How Religious Institutions Are Responding
American religious institutions are responding to the political split in varied ways, with some seeking to maintain non-partisan witness and others becoming explicitly political. The evangelical movement has largely embraced political engagement through organizations like the Family Research Council and court battles over religious liberty. Mainline Protestant churches, which have declined in membership, have generally moved toward progressive politics but struggle with the perception that they’ve abandoned religious distinctiveness for political ideology. The Catholic Church presents an interesting case study: the hierarchy remains officially neutral on partisan politics, yet the flock is deeply divided—white Catholics trend Republican on abortion and religious liberty, while Hispanic Catholics trend Democratic on immigration and economics, creating tension within the institution itself.
Jewish communities present another example of the complex religious split. While Jewish Americans overall lean Democratic, Orthodox Jewish communities have increasingly aligned with Republican politics, particularly around support for Israel and religious school funding. This has created internal divisions within American Judaism. Similarly, evangelical churches are beginning to fracture—younger evangelicals are leaving the movement partly because of its political alignment with Trump and the Republican Party, viewing it as a betrayal of religious values. These institutional responses show that the religious political split isn’t static; it’s creating pressure points within religious traditions themselves.
Looking Forward—Can America Bridge the Religious Political Divide?
The trajectory suggests the religious political split will likely deepen before it stabilizes. Demographic trends—younger Americans are more secular, older Americans more religious—will continue shifting the political calculus. Technological change is accelerating this: social media algorithms and digital tribalism make it easier for people to live in entirely separate information ecosystems, and for religious conservatives and secular progressives to view each other with suspicion or contempt. However, history suggests there are paths forward. Other democracies with deeper religious-secular divides (like Germany or the Netherlands) have managed through institutional arrangements that give both groups voice and protection.
The question is whether American political institutions can adapt. Some signs are hopeful: religious voters aren’t monolithic (Latino Catholics don’t align the same way as white evangelicals), and secular voters include religious unaffiliated people who respect religion. But the trend lines are concerning if current polarization continues. The religious political split isn’t just about theology or even policy preferences—it’s about competing visions of national identity. Resolving it will require political leaders who can articulate why people from different religious and secular worldviews need to live together in one country and what that shared citizenship requires.
Conclusion
America is experiencing a genuine religious political split, driven by decades of cultural disagreement and now crystallized into geographic, generational, and educational divides. The split is real, measurable in voting data, and deepening as the electorate becomes more secular and political parties more homogeneous. This represents a fundamental change from mid-20th century American politics, when both parties included religious and secular voters and negotiated accordingly.

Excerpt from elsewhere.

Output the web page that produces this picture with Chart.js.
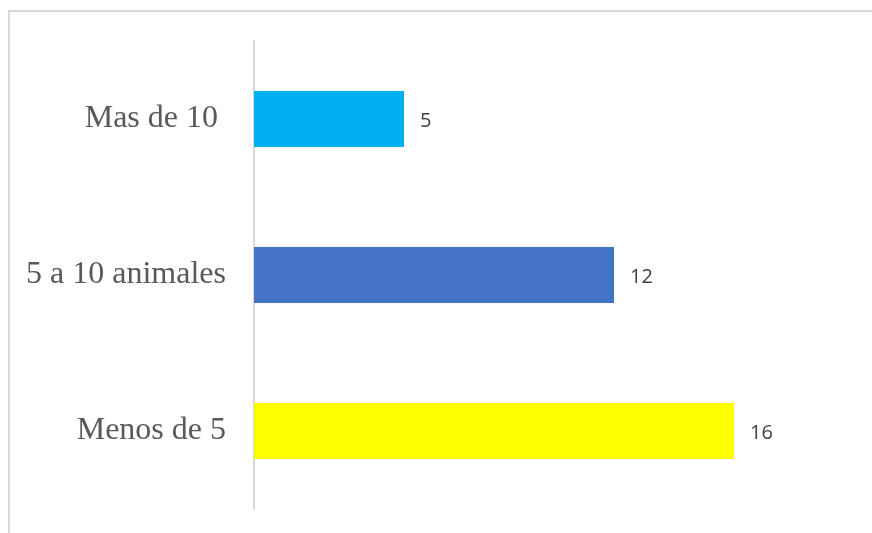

The practical consequence is clear: American democracy increasingly lacks shared vocabulary and common assumptions across religious lines. Addressing this doesn’t require abandoning positions on abortion, religious liberty, or LGBTQ rights—it requires recognizing that political disagreement no longer stems from disagreements about policy alone but from different understandings of what America is. That’s harder to resolve through normal legislative compromise, and it explains why American politics has become simultaneously more polarized and more fragmented.